Prove that $v(x)=\frac{1}{|x|^{n-2}}u(\frac{x}{|x|^2})$ is harmonic 
Let $\Omega$ be an open set in $\mathbb{R}^n$ ($n\geq 3$), and $u:\Omega \to \mathbb{R}$ be a harmonic function. Let 
  $$\Omega'=\Big \{x:\frac{x}{|x|^2}\in \Omega \Big \} \mathrm{\ \ and\ \ }v(x)=\frac{1}{|x|^{n-2}}u\left(\frac{x}{|x|^2}\right)$$ 
  Prove that $v(x)$ is harmonic in $\Omega'$.

My attempt:
We compute that 
$$\frac{\partial}{\partial x_i}u\left(\frac{x}{|x|^2}\right)
=\frac{1}{|x|^4}\left(|x|^2u_i-2x_i\sum_{k=1}^nu_kx_k\right)$$
$$\frac{\partial}{\partial x_i}\left(\frac{1}{|x|^{n-2}}\right)
=\frac{(2-n)x_i}{|x|^n}$$
and $$\frac{\partial^2}{\partial x_i^2}\left(\frac{1}{|x|^{n-2}}\right)=(2-n)\left(1-\frac{nx_i^2}{|x|^2}\right)$$
Therefore $\displaystyle \Delta \left(\frac{1}{|x|^{n-2}}\right)=0$
Thus, we have
\begin{align*}
\Delta v(x)&= \left(\frac{1}{|x|^{n-2}}\right)\Delta u\left(\frac{x}{|x|^2}\right)
+u\left(\frac{x}{|x|^2}\right) \Delta \left(\frac{1}{|x|^{n-2}}\right)
+\nabla\left(\frac{1}{|x|^{n-2}}\right)\cdot \nabla u\left(\frac{x}{|x|^2}\right) \\
&=\nabla\left(\frac{1}{|x|^{n-2}}\right)\cdot \nabla u\left(\frac{x}{|x|^2}\right) \\
&=\sum_{i=1}^n \frac{(2-n)x_i}{|x|^n}\cdot \frac{1}{|x|^4}\left(|x|^2u_i-2x_i\sum_{k=1}^nu_kx_k\right) \\
&=\frac{n-2}{|x|^{n+2}}(u_1x_1+u_2x_2+\cdots +u_nx_n)
\end{align*}
What's wrong with my calculation?
 A: Here's the mistake: 
$$
\Delta v(x) 
= \left(\frac{1}{|x|^{n-2}}\right)\Delta \left( u\left(\frac{x}{|x|^2}\right) \right)
+u\left(\frac{x}{|x|^2}\right) \Delta \left(\frac{1}{|x|^{n-2}}\right)
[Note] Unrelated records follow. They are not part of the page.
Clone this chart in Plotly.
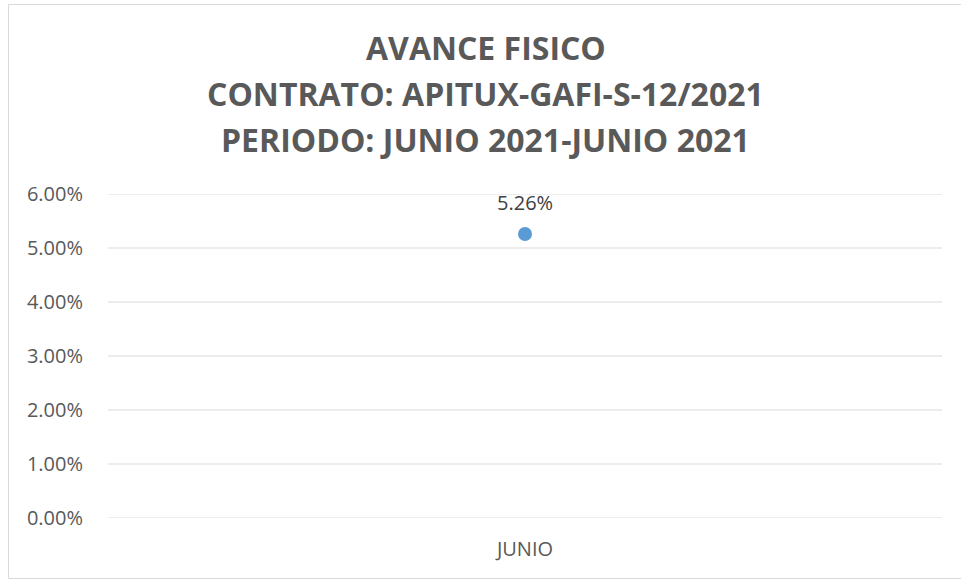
import plotly.graph_objects as go

# ---- data ----
categories = ["JUNIO"]
avance = [0.0526]
y_ticks = [0.0, 0.01, 0.02, 0.03, 0.04, 0.05, 0.06]
title_lines = [
    "AVANCE FISICO",
    "CONTRATO: APITUX-GAFI-S-12/2021",
    "PERIODO: JUNIO 2021-JUNIO 2021",
]

# ---- layout geometry (pixels) ----
W, H = 961, 580
L, R, T, B = 108, 19, 194, 62
PW, PH = W - L - R, H - T - B


def pxx(x):
    return (x - L) / PW


def pxy(y):
    return (H - B - y) / PH


GRID = "#d9d9d9"
TXT = "#595959"
FONT = "Open Sans"

fig = go.Figure()
fig.add_trace(go.Scatter(
    x=categories, y=avance, mode="markers",
    marker=dict(color="#5b9bd5", size=14, line=dict(width=0)),
    hoverinfo="skip", showlegend=False, cliponaxis=False,
))

annotations = []
for line, yc in zip(title_lines, [47.3, 93.5, 139.7]):
    annotations.append(dict(
        text="<b>%s</b>" % line, xref="paper", yref="paper",
        x=pxx(W / 2 + 5), y=pxy(yc), xanchor="center", yanchor="middle",
        showarrow=False, font=dict(family=FONT, size=32, color=TXT),
    ))
for c, v in zip(categories, avance):
    annotations.append(dict(
        text="%.2f%%" % (v * 100), x=c, y=v, xref="x", yref="y",
        yshift=31, showarrow=False, xanchor="center", yanchor="middle",
        font=dict(family=FONT, size=20, color="#404040"),
    ))

shapes = [dict(
    type="rect", xref="paper", yref="paper",
    x0=pxx(8.5), x1=pxx(961.5), y0=pxy(578.5), y1=pxy(4.5),
    line=dict(color=GRID, width=1), fillcolor="rgba(0,0,0,0)", layer="below",
)]
for t in y_ticks:
    shapes.append(dict(
        type="line", xref="paper", yref="y", x0=0, x1=1, y0=t, y1=t,
        line=dict(color=GRID, width=1), layer="below",
    ))

fig.update_layout(
    width=W, height=H,
    margin=dict(l=L, r=R, t=T, b=B, pad=0),
    paper_bgcolor="white", plot_bgcolor="white",
    font=dict(family=FONT, color=TXT),
    annotations=annotations,
    shapes=shapes,
    xaxis=dict(
        type="category", showgrid=False, zeroline=False, showline=False,
        ticks="outside", ticklen=0, tickcolor="white",
        ticklabelstandoff=13,
        tickfont=dict(family=FONT, size=20, color=TXT),
        fixedrange=True,
    ),
    yaxis=dict(
        range=[y_ticks[0], y_ticks[-1]], tickvals=y_ticks, tickformat=".2%",
        showgrid=False, zeroline=False, showline=False,
        ticks="outside", ticklen=0, tickcolor="white",
        ticklabelstandoff=20,
        tickfont=dict(family=FONT, size=20, color=TXT),
        fixedrange=True,
    ),
)

fig.write_html("out.html", config={"displayModeBar": False})
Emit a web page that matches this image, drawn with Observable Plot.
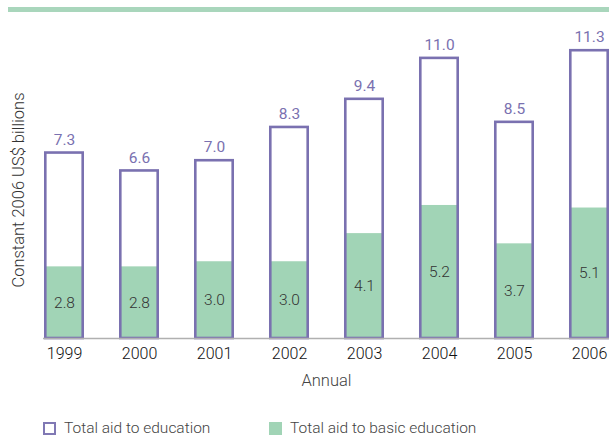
<!DOCTYPE html>
<html>
<head>
<meta charset="utf-8">
<script src="https://cdn.jsdelivr.net/npm/d3@7"></script>
<script src="https://cdn.jsdelivr.net/npm/@observablehq/plot@0.6"></script>
<style>
  html, body { margin: 0; padding: 0; background: #fff; }
  body { width: 609px; height: 436px; overflow: hidden; position: relative;
         font-family: Roboto, sans-serif; font-weight: 300; }
  #topbar { position: absolute; left: 8px; top: 7px; width: 601px; height: 5px; background: #a9d6bc; }
  #chart { position: absolute; left: 0; top: 0; }
  #chart svg text { font-weight: 300; }
  #chart svg g.vals text { font-weight: 400; }
  .legend { position: absolute; top: 418px; line-height: 20px; display: flex; align-items: center; font-size: 15.5px; color: #444; white-space: nowrap; }
  .sw { margin-right: 8px; box-sizing: border-box; width: 13px; height: 13px; flex: none; }
</style>
</head>
<body>
<div id="topbar"></div>
<div id="chart"></div>
<div class="legend" style="left:43px"><div class="sw" style="border:2.5px solid #8078b4;background:#fff"></div>Total aid to education</div>
<div class="legend" style="left:269px"><div class="sw" style="background:#a1d4b6"></div>Total aid to basic education</div>
<script>
const years = ["1999", "2000", "2001", "2002", "2003", "2004", "2005", "2006"];
const totalAid = [7.3, 6.6, 7.0, 8.3, 9.4, 11.0, 8.5, 11.3];
const basicAid = [2.8, 2.8, 3.0, 3.0, 4.1, 5.2, 3.7, 5.1];
const yLabel = "Constant 2006 US$ billions";
const xLabel = "Annual";

const data = years.map((y, i) => ({year: y, total: totalAid[i], basic: basicAid[i]}));
const purple = "#7a71b0";
const green = "#a1d4b6";

const chart = Plot.plot({
  width: 609,
  height: 400,
  marginLeft: 43,
  marginRight: 0,
  marginTop: 31,
  marginBottom: 62,
  style: {fontFamily: "Roboto, sans-serif", overflow: "visible"},
  x: {domain: years, paddingInner: 0.47, paddingOuter: 0, label: null},
  y: {domain: [0, 12], axis: null},
  marks: [
    Plot.barY(data, {x: "year", y: "total", fill: "#fff"}),
    Plot.barY(data, {x: "year", y: "basic", fill: green}),
    Plot.barY(data, {x: "year", y: "total", fill: "none", stroke: purple, strokeWidth: 2.6, insetLeft: 1.3, insetRight: 1.3, insetTop: 1.3}),
    Plot.ruleY([0], {stroke: "#b0b0b0", strokeWidth: 1.5}),
    Plot.text(data, {x: "year", y: "total", text: d => d.total.toFixed(1), lineAnchor: "bottom", dy: -7, fill: purple, fontSize: 15.5, className: "vals"}),
    Plot.text(data, {x: "year", y: d => d.basic / 2, text: d => d.basic.toFixed(1), fill: "#333", fontSize: 15.5}),
    Plot.axisX({tickSize: 0, tickPadding: 9, fontSize: 16, fill: "#111", label: null}),
    Plot.text([xLabel], {frameAnchor: "bottom", dy: 47, fill: "#444", fontSize: 16.5}),
    Plot.text([yLabel], {frameAnchor: "left", textAnchor: "middle", rotate: -90, dx: -25, dy: 5, fill: "#333", fontSize: 16.5})
  ]
});
document.getElementById("chart").appendChild(chart);
</script>
</body>
</html>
+\nabla\left(\frac{1}{|x|^{n-2}}\right)\cdot \nabla \left( u\left(\frac{x}{|x|^2}\right) \right)
$$
You're right about the second term (it disappears) and the third term (you look at the gradient of the composition), but instead of $\Delta \left( u\left(x/|x|^2\right) \right)$ you're looking at $(\Delta u ) \left(x/|x|^2\right)$. 
Derivatives of compositions can be tricky when it comes to notation. 

All computations involved are quite straightforward, for example 
$$
\Delta (u \circ f) = \sum_{ijk} \partial_{jk} u \cdot \partial_i f^j \cdot \partial_i f^k + \nabla u \cdot \Delta f.
$$
In our case $f(x) = x/|x|^2$, so one can compute 
\begin{align*}
\sum_{i} \partial_i f^j \cdot \partial_i f^k & = -2 |x|^{-4} \delta_{jk}, \\
\Delta f & = (4-2n) |x|^{-4} x 
\end{align*}
(if I'm not mistaken). Thanks to $\Delta u = 0$, the first term has no contribution, while the other cancels out with $\nabla\left(|x|^{2-n}\right)\cdot \nabla \left( u \circ f \right)$.